When joining or returning to a service with potentially hundreds of servers, it’s possible to get mixed-up about what part of the network you joined on. Pixelfed has a handy new feature to put you on the right path again.
When joining or returning to a service with potentially hundreds of servers, it’s possible to get mixed-up about what part of the network you joined on. Pixelfed has a handy new feature to put you on the right path again.

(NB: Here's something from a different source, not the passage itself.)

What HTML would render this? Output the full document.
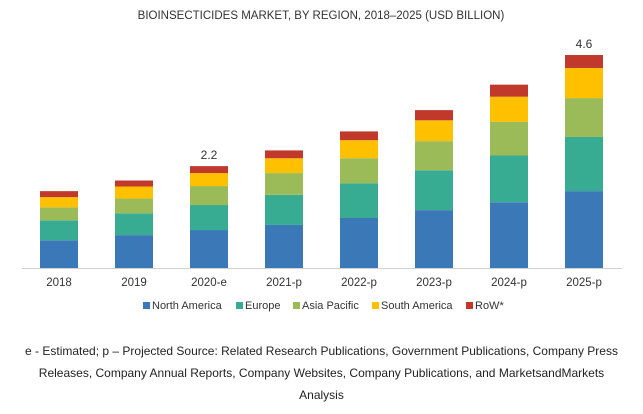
<!DOCTYPE html>
<html><head><meta charset="utf-8"><style>
body{margin:0;background:#fff;font-family:"Liberation Sans",sans-serif;}
#wrap{position:relative;width:643px;height:414px;overflow:hidden;}
.note{position:absolute;left:0;width:643px;top:340px;text-align:center;font-size:12px;line-height:22px;color:#222;}
</style></head><body>
<div id="wrap">
<svg id="chart" width="643" height="330"></svg>
<div class="note">e - Estimated; p – Projected Source: Related Research Publications, Government Publications, Company Press<br>Releases, Company Annual Reports, Company Websites, Company Publications, and MarketsandMarkets<br>Analysis</div>
</div>
<script>
const categories=["2018","2019","2020-e","2021-p","2022-p","2023-p","2024-p","2025-p"];
const seriesNames=["North America","Europe","Asia Pacific","South America","RoW*"];
const northAmerica=[0.60,0.71,0.82,0.93,1.08,1.25,1.42,1.66];
const europe=[0.43,0.47,0.54,0.65,0.75,0.86,1.01,1.17];
const asiaPacific=[0.28,0.32,0.41,0.47,0.54,0.63,0.73,0.84];
const southAmerica=[0.22,0.26,0.28,0.32,0.39,0.45,0.54,0.65];
const row=[0.13,0.13,0.15,0.17,0.19,0.22,0.26,0.28];
const totalLabels=["","","2.2","","","","","4.6"];
const colors=["#3a78b8","#38ab93","#9bbb59","#ffc000","#c0392b"];
const NS="http://www.w3.org/2000/svg";
const svg=document.getElementById('chart');
const base=268,pxPer=46.3,x0=59,step=75,bw=38;
const yS=v=>base-v*pxPer;
const xS=i=>x0+i*step;
function mk(t,a){const e=document.createElementNS(NS,t);for(const k in a)e.setAttribute(k,a[k]);svg.appendChild(e);return e;}
let t=mk('text',{x:321,y:19,'text-anchor':'middle','font-size':11.5,fill:'#333'});


t.textContent="BIOINSECTICIDES MARKET, BY REGION, 2018–2025 (USD BILLION)";
const series=[northAmerica,europe,asiaPacific,southAmerica,row];
categories.forEach((c,i)=>{
  let cum=0;
  series.forEach((s,j)=>{
    const r=mk('rect',{x:xS(i)-bw/2,y:yS(cum+s[i]),width:bw,height:s[i]*pxPer,fill:colors[j]});
    
    
    cum+=s[i];
  });
  if(totalLabels[i]){
    const l=mk('text',{x:xS(i),y:yS(cum)-7,'text-anchor':'middle','font-size':12,fill:'#333'});
    
    
    l.textContent=totalLabels[i];
  }
  const xl=mk('text',{x:xS(i),y:286,'text-anchor':'middle','font-size':11.5,fill:'#333'});
  
  
  xl.textContent=c;
});
const ax=mk('line',{x1:22,x2:622,y1:base+0.5,y2:base+0.5,stroke:'#d0d0d0','stroke-width':1});


const legX=[143,236,293,372,466];
seriesNames.forEach((n,j)=>{
  const g=mk('g',{});
  
  
  const r=document.createElementNS(NS,'rect');
  r.setAttribute('x',legX[j]);r.setAttribute('y',302);r.setAttribute('width',7);r.setAttribute('height',7);r.setAttribute('fill',colors[j]);
  g.appendChild(r);
  const tx=document.createElementNS(NS,'text');
  tx.setAttribute('x',legX[j]+9);tx.setAttribute('y',309);tx.setAttribute('font-size',11);tx.setAttribute('fill','#333');
  tx.textContent=n;g.appendChild(tx);
});
</script>
</body></html>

So for me, the interesting thing about a service/app like this is the broader architectural question it poses:
I asked Dansup the same when he first announced this and he said they’ll probably be more valuable over time. And I tend to agree (intuitively). All the attempts at fedi search engines, the community/instance finders for lemmy, the user finders for mastodon are all examples of this that have more or less been rather successful. This service from Dansup leans toward nomadic user accounts, which is a big area. It’ll be interesting to see what else pops up and if the general idea takes root.
Yeah, it’s definitely a weird problem. My initial reaction was something along the lines of “Isn’t there a decentralized way to do this?!” and…to my knowledge, there really isn’t? Like, you could distribute knowledge of user account associations across every instance in a peer-to-peer way, I guess, but that’s kind of ridiculous and pretty wasteful.
I think having small central services that improve the quality of life for decentralized services is largely a good thing, so long as they’re open source and not just some corporate product with vendor lock-in. It does kind of feel like a contradiction in terms, sometimes.
Exactly! Which goes above my pay-grade and understanding … but I can imagine it’s a fundamentally theoretical question at it’s core … for any given decentralised protocol, what’s the set of answerable queries a user and/or instance can make? Or something like that (like I said, above my understanding) … ie, what is and isn’t actually decentralise-able in terms of features and information that a user would find useful?
And intuitively, I’m guessing there’s a bunch of stuff that isn’t really decentralise-able. Even the way the fedi/AP works, AFAIU … is basically just viewing local data that is a duplication of originally external data (that has been subscribed to).
And so the more the fedi (or its users) start asking for utilities and features, with instance recommendations and “Join-x” web pages being perhaps a notable example, the more relatively centralised services make more sense. Though, thinking roughly of the DNS system, I’m wondering whether a more robust system that isn’t really centralised is the sort of thing the fedi needs for ancillary user-friendliness needs.
Yeah, that’s a tough one. I have mixed feelings about it.
What I’d really like to see is a benevolent, impartial non-profit act as an umbrella organization that stewards a lot of this critical infrastructure. Non-profits aren’t perfect, and there are lots of questions regarding funding and sponsorships and the ethics of taking money from, say, Meta. But, I think such a thing could be really positive in the right hands.